The lessons (backed up with Fadell’s own experiences) span several key areas, from where to work at the beginning of your career, what to expect with different types of product releases, how to handle working with “assholes” and how to correctly carry out commission-based sales.
The key insights from this book were:
The value of working at a company, not for perks or salary, but for what you’ll learn and who you’ll learn with. It must be noted that this message can be misinterpreted, but the obvious prerequisite is that the advice is for people who can afford to do so.
How the first release of a hardware product is really for technology enthusiasts. People who are happy to test a product out they know is not refined.
The second product release (or a version 2) should take into account the various changes that should be made to the product that became obvious after its release. Fadell says that the third version of the product is where the company should look to make a profit from the technology.
The reason for it taking three iterations are down to product iterations, unit economics and supplying at larger quantities.
Fadell talks about how commission typically works by a salesperson receiving commission as soon as a sale is made.
He says how in his eyes commission should be vested, and therefore optimised for customer retention and satisfaction.
Fadell also appeared on Lex Fridmann’s Podcast which I have linked here.
The podcast he appears on, is truly one of the best podcasts I’ve listened to. If you do not have as much time to read this book, but feel the lessons could be quite valuable, I recommend giving the podcast a listen.

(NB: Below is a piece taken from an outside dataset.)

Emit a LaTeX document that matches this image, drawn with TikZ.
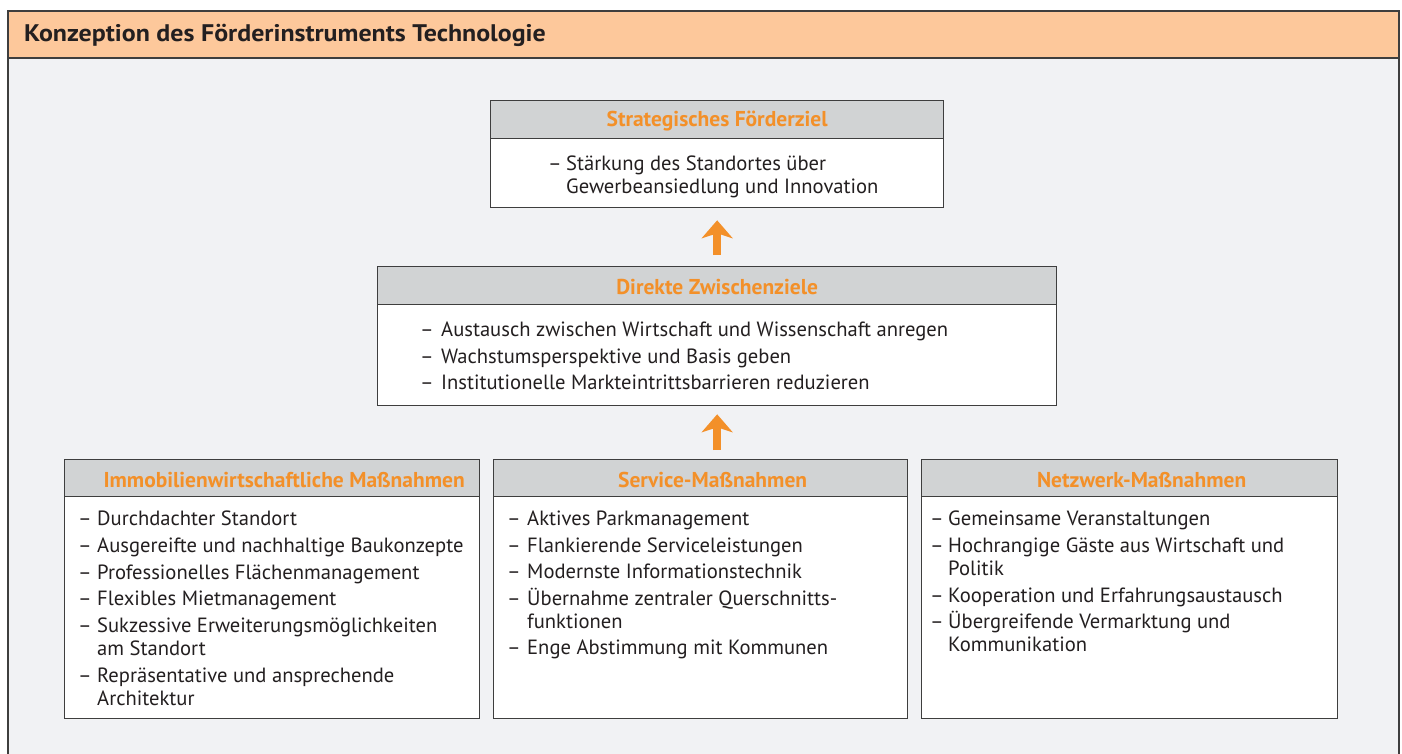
\documentclass[tikz,border=0pt]{standalone}
\usepackage{fontspec}
\setmainfont{PT Sans}
\newfontfamily\titlefont[FakeStretch=1.08]{PT Sans}
\usetikzlibrary{arrows.meta,calc}

\definecolor{peach}{HTML}{FDC89B}
\definecolor{panel}{HTML}{F1F2F4}
\definecolor{headgray}{HTML}{D1D3D4}
\definecolor{accent}{HTML}{F39029}
\definecolor{ink}{HTML}{231F20}
\definecolor{rule}{HTML}{3E3E3E}

\newcommand\bodyfont{\fontsize{20.6}{23.5}\selectfont}

\tikzset{
  frame/.style={draw=rule, line width=1.3pt},
  headbox/.style={frame, fill=headgray, anchor=north west, inner sep=0pt},
  bodybox/.style={frame, fill=white, anchor=north west, inner sep=0pt},
  headlabel/.style={inner sep=0pt, text=accent, font=\fontsize{21.5}{24}\selectfont\bfseries},
  itemtext/.style={anchor=base west, inner sep=0pt, text=ink, font=\bodyfont},
  dashmark/.style={anchor=base west, inner sep=0pt, text=ink, font=\bodyfont},
  uparrow/.style={draw=accent, line width=7.5pt,
    -{Stealth[length=18pt,width=31pt,inset=5pt]}},
}

% one list entry: name, dash x, text x, baseline y, text
\newcommand\listentry[5]{%
  \node[dashmark] (#1-d) at (#2,#4) {–};
  \node[itemtext] (#1) at (#3,#4) {#5};
}
% a list entry that runs over two lines: name, dash x, text x, baseline y, line 1, line 2
\newcommand\listentrytwo[6]{%
  \listentry{#1}{#2}{#3}{#4}{#5}
  \node[itemtext] (#1-2) at (#3,#4+23.5) {#6};
}

\begin{document}
\begin{tikzpicture}[x=1pt,y=-1pt]
\useasboundingbox (0,0) rectangle (1402,753);
\fill[white] (0,0) rectangle (1402,753);

% outer panel with its title band
\begin{scope}
  \clip (0,0) rectangle (1402,753);
  \draw[frame, fill=panel] (8,11) rectangle (1399,800);
\end{scope}
\draw[frame, fill=peach] (8,11) rectangle (1399,58);
\node[anchor=base west, inner sep=0pt, text=ink,
      font=\fontsize{24}{27}\titlefont\bfseries] (title) at (24,41)
  {Konzeption des Förderinstruments Technologie};

% strategic goal
\node[headbox, minimum width=453pt, minimum height=38pt] (sh) at (490,100) {};
\node[bodybox, minimum width=453pt, minimum height=69pt] (sb) at (490,138) {};
\node[headlabel] (sh-t) at ([yshift=-1.5pt]sh.center) {Strategisches Förderziel};
\listentrytwo{s1}{548}{566}{170}{Stärkung des Standortes über}{Gewerbeansiedlung und Innovation}

% intermediate goals
\node[headbox, minimum width=679pt, minimum height=38pt] (zh) at (377,266) {};
\node[bodybox, minimum width=679pt, minimum height=101pt] (zb) at (377,304) {};
\node[headlabel] (zh-t) at ([yshift=-1.5pt]zh.center) {Direkte Zwischenziele};
\listentry{z1}{420}{441}{336}{Austausch zwischen Wirtschaft und Wissenschaft anregen}
\listentry{z2}{420}{441}{363}{Wachstumsperspektive und Basis geben}
\listentry{z3}{420}{441}{389}{Institutionelle Markteintrittsbarrieren reduzieren}

% real-estate measures
\node[headbox, minimum width=415pt, minimum height=37pt] (ah) at (64,459) {};
\node[bodybox, minimum width=415pt, minimum height=222pt] (ab) at (64,496) {};
\node[headlabel] (ah-t) at ([xshift=12pt,yshift=-1.5pt]ah.center) {Immobilienwirtschaftliche Maßnahmen};
\listentry{a1}{78}{97}{525}{Durchdachter Standort}
\listentry{a2}{78}{97}{552}{Ausgereifte und nachhaltige Baukonzepte}
\listentry{a3}{78}{97}{579}{Professionelles Flächenmanagement}
\listentry{a4}{78}{97}{605}{Flexibles Mietmanagement}
\listentrytwo{a5}{78}{97}{632}{Sukzessive Erweiterungsmöglichkeiten}{am Standort}
\listentrytwo{a6}{78}{97}{682}{Repräsentative und ansprechende}{Architektur}

% service measures
\node[headbox, minimum width=414pt, minimum height=37pt] (bh) at (493,459) {};
\node[bodybox, minimum width=414pt, minimum height=222pt] (bb) at (493,496) {};
\node[headlabel] (bh-t) at ([xshift=12pt,yshift=-1.5pt]bh.center) {Service-Maßnahmen};
\listentry{b1}{507}{527}{525}{Aktives Parkmanagement}
\listentry{b2}{507}{527}{552}{Flankierende Serviceleistungen}
\listentry{b3}{507}{527}{578}{Modernste Informationstechnik}
\listentrytwo{b4}{507}{527}{605}{Übernahme zentraler Querschnitts-}{funktionen}
\listentry{b5}{507}{527}{654}{Enge Abstimmung mit Kommunen}

% network measures
\node[headbox, minimum width=416pt, minimum height=37pt] (ch) at (921,459) {};
\node[bodybox, minimum width=416pt, minimum height=222pt] (cb) at (921,496) {};
\node[headlabel] (ch-t) at ([xshift=12pt,yshift=-1.5pt]ch.center) {Netzwerk-Maßnahmen};
\listentry{c1}{930}{948}{525}{Gemeinsame Veranstaltungen}
\listentrytwo{c2}{930}{948}{552}{Hochrangige Gäste aus Wirtschaft und}{Politik}
\listentry{c3}{930}{948}{602}{Kooperation und Erfahrungsaustausch}
\listentrytwo{c4}{930}{948}{628}{Übergreifende Vermarktung und}{Kommunikation}

% upward arrows
\draw[uparrow, shorten <=11pt, shorten >=12pt] (zh.north) -- (sb.south);
\draw[uparrow, shorten <=9pt, shorten >=8pt] (zb.south |- bh.north) -- (zb.south);
\end{tikzpicture}
\end{document}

It talks about what you would expect he would discuss on a podcast, like what it was like working with Steve Jobs, as well as Fadell’s experience working at General Magic, which if you have not heard of, is an incredible case study of technology development.
As mentioned earlier, I was working at Stix Mindfulness at the time of reading Build, and it came at a time a few months before the hard-launch of our product.
Too many things in the book resonate with me, but the most important lesson I remember feeling at the time was how important it is to work somewhere with a good team, launching a product everyone is passionate about to learn and develop as much as possible.